The base rate governed Indian bank lending for roughly five years before being superseded. From 1 April 2016, the RBI mandated that banks price new floating-rate loans against the Marginal Cost of Funds based Lending Rate (MCLR), which used the marginal rather than average cost of funds to improve the transmission of monetary policy signals. The base rate continued to apply to loans sanctioned before that date until those borrowers shifted, and in 2018 the RBI linked the base rate to the MCLR to ensure legacy borrowers were not stranded on stale rates. Subsequently, from 1 October 2019, the RBI required banks to tie new retail and small-business floating-rate loans to an external benchmark such as the repo rate, producing the External Benchmark Lending Rate (EBLR) regime. Capitals and ministries tracking this evolution—the RBI in Mumbai and the Department of Financial Services under the Ministry of Finance in New Delhi—treated each successive reform as an attempt to sharpen monetary transmission.
The base rate must be distinguished from several adjacent concepts. It differs from the repo rate, which is the policy rate at which the RBI lends to commercial banks and is set by the Monetary Policy Committee, whereas the base rate is computed and set by each individual bank. It differs from the BPLR it replaced principally in transparency and the binding floor. It differs from the MCLR in the cost-of-funds methodology—average versus marginal cost—and from the EBLR in that the latter is anchored to an external, RBI-determined benchmark rather than internally computed costs.
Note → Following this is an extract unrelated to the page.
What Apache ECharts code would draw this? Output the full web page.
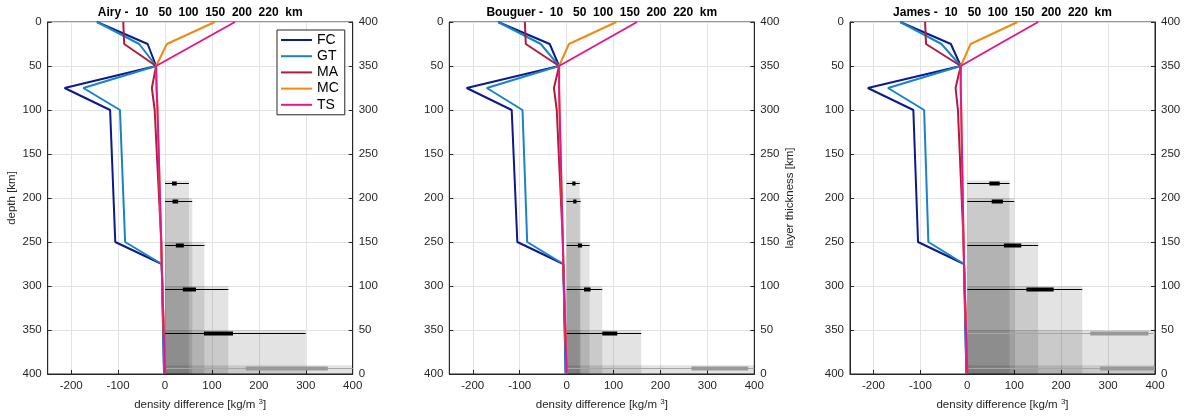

For examination and analytical purposes, the base rate is best understood as the second of four successive lending-rate frameworks: BPLR, base rate, MCLR, and EBLR.
The principal controversy surrounding the base rate concerned the sluggishness of monetary transmission. When the RBI reduced the repo rate, banks were slow to lower their base rates, partly because the average-cost-of-funds methodology embedded older, higher-cost deposits in the calculation. This stickiness frustrated policymakers seeking to channel rate cuts to borrowers and directly motivated the shift to the marginal-cost MCLR in 2016 and the external-benchmark EBLR in 2019. Critics also noted that banks retained considerable discretion over the overhead and return-on-net-worth components, allowing some opacity to persist despite the reform's transparency objective.
For the working practitioner—whether a UPSC aspirant preparing General Studies Paper III, a banking-sector analyst, or a policy desk officer—the base rate remains essential as the conceptual bridge in India's lending-rate history and as a recurring examination topic on monetary policy transmission. Understanding why the base rate replaced BPLR, why it was itself replaced by MCLR and EBLR, and how each framework addressed the transmission problem provides a coherent narrative of Indian credit-market regulation. Even though new loans are no longer priced against it, the base rate continues to govern a residual stock of legacy advances and is indispensable for interpreting the RBI's broader effort to make lending rates responsive, transparent, and fair.
Example
In July 2010, the Reserve Bank of India replaced the Benchmark Prime Lending Rate with the base rate system, with the State Bank of India setting one of the first base rates at 7.5 percent.
Frequently asked questions
The base rate used the average cost of funds, which embedded older high-cost deposits and made lending rates sticky when the RBI cut the repo rate. The MCLR, effective 1 April 2016, used the marginal cost of funds to ensure faster and more accurate transmission of policy rate changes to borrowers.